**Aim of the exercise**
Filter this data down to the lines that hold "chart", and copy them.

#### Information provided

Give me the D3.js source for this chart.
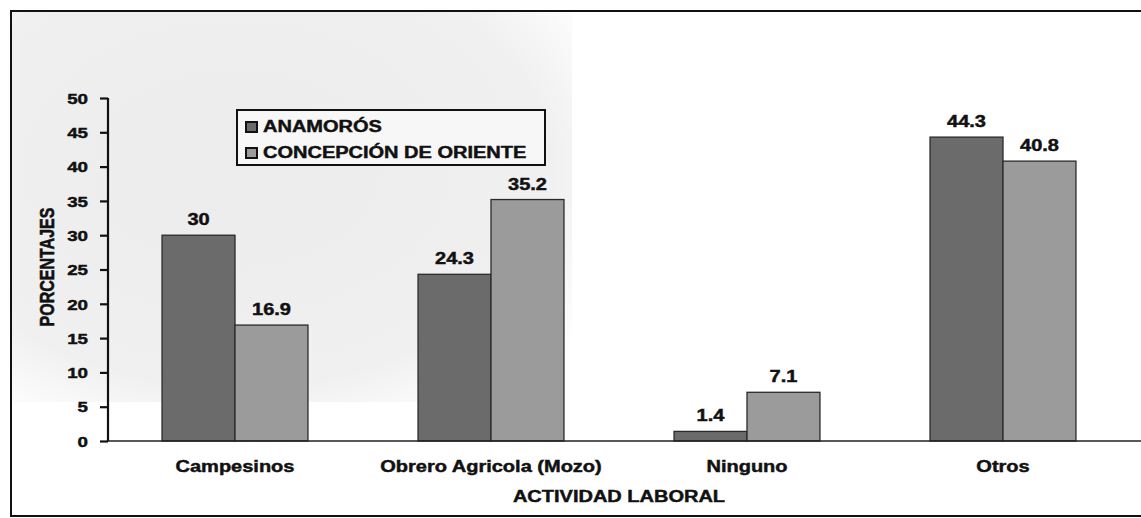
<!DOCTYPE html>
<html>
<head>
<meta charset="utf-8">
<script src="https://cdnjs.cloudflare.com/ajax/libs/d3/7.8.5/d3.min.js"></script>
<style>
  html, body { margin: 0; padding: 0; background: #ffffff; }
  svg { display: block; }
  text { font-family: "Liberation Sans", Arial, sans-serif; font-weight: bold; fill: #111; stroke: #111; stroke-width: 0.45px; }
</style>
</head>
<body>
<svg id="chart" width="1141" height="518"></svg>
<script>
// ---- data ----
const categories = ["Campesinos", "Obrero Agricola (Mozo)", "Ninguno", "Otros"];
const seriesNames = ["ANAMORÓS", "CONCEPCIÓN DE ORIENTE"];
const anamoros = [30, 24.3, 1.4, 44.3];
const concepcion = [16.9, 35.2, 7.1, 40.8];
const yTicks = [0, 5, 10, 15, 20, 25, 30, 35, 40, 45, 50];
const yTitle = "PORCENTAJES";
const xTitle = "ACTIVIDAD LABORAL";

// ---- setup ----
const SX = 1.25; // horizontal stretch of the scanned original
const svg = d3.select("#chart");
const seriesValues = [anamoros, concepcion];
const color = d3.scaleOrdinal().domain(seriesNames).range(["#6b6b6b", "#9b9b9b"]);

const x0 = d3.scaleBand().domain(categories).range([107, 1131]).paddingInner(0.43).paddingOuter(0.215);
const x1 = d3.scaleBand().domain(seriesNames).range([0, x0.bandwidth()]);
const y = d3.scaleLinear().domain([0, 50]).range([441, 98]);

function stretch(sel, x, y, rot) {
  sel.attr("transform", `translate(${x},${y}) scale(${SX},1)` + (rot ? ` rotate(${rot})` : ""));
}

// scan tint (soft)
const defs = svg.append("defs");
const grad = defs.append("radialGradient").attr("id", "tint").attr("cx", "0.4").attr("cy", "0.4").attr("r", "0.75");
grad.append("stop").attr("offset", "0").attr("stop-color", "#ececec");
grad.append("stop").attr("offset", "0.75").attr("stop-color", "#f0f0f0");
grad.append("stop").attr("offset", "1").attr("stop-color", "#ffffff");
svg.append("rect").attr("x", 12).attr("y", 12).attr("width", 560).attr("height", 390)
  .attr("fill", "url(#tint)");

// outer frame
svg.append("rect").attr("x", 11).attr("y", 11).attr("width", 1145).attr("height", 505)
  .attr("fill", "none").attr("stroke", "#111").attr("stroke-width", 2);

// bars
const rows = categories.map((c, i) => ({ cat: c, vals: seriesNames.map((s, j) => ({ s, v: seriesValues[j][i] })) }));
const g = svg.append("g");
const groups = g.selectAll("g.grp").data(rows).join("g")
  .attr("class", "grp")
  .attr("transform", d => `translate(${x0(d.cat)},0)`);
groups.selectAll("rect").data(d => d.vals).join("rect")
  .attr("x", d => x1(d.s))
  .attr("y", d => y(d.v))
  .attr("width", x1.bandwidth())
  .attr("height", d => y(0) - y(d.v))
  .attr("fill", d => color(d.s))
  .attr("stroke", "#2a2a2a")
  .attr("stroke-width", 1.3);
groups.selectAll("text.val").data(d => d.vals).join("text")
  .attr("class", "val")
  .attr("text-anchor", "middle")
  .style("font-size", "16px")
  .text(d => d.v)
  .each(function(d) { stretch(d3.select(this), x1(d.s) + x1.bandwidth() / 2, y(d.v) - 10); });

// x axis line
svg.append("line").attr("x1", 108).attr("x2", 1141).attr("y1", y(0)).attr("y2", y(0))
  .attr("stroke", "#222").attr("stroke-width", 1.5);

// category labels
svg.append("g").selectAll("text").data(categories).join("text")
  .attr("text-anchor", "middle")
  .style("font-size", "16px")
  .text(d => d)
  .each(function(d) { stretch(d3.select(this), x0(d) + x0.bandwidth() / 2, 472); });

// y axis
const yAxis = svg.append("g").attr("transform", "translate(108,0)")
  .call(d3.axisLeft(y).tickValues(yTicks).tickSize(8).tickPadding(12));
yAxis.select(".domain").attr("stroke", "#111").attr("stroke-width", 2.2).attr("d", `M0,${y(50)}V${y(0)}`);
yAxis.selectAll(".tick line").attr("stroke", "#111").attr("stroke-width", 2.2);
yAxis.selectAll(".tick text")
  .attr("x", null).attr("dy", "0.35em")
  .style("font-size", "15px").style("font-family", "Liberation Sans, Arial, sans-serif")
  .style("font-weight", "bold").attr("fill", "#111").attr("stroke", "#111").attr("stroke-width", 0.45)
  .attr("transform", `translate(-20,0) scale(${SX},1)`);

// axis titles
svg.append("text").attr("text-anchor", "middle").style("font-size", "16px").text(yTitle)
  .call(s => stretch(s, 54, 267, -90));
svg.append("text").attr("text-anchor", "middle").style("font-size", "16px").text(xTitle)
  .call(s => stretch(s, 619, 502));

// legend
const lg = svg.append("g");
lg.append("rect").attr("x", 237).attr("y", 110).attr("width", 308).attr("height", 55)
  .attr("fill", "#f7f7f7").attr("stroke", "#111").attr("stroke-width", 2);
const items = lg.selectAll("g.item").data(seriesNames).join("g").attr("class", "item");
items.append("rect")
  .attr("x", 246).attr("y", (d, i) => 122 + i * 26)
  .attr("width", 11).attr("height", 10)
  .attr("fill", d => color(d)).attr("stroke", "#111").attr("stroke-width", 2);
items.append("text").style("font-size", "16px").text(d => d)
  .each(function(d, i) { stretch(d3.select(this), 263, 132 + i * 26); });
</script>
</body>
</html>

########

**Result**
Give me the D3.js source for this chart.
<svg id="chart" width="1141" height="518"></svg>
const svg = d3.select("#chart");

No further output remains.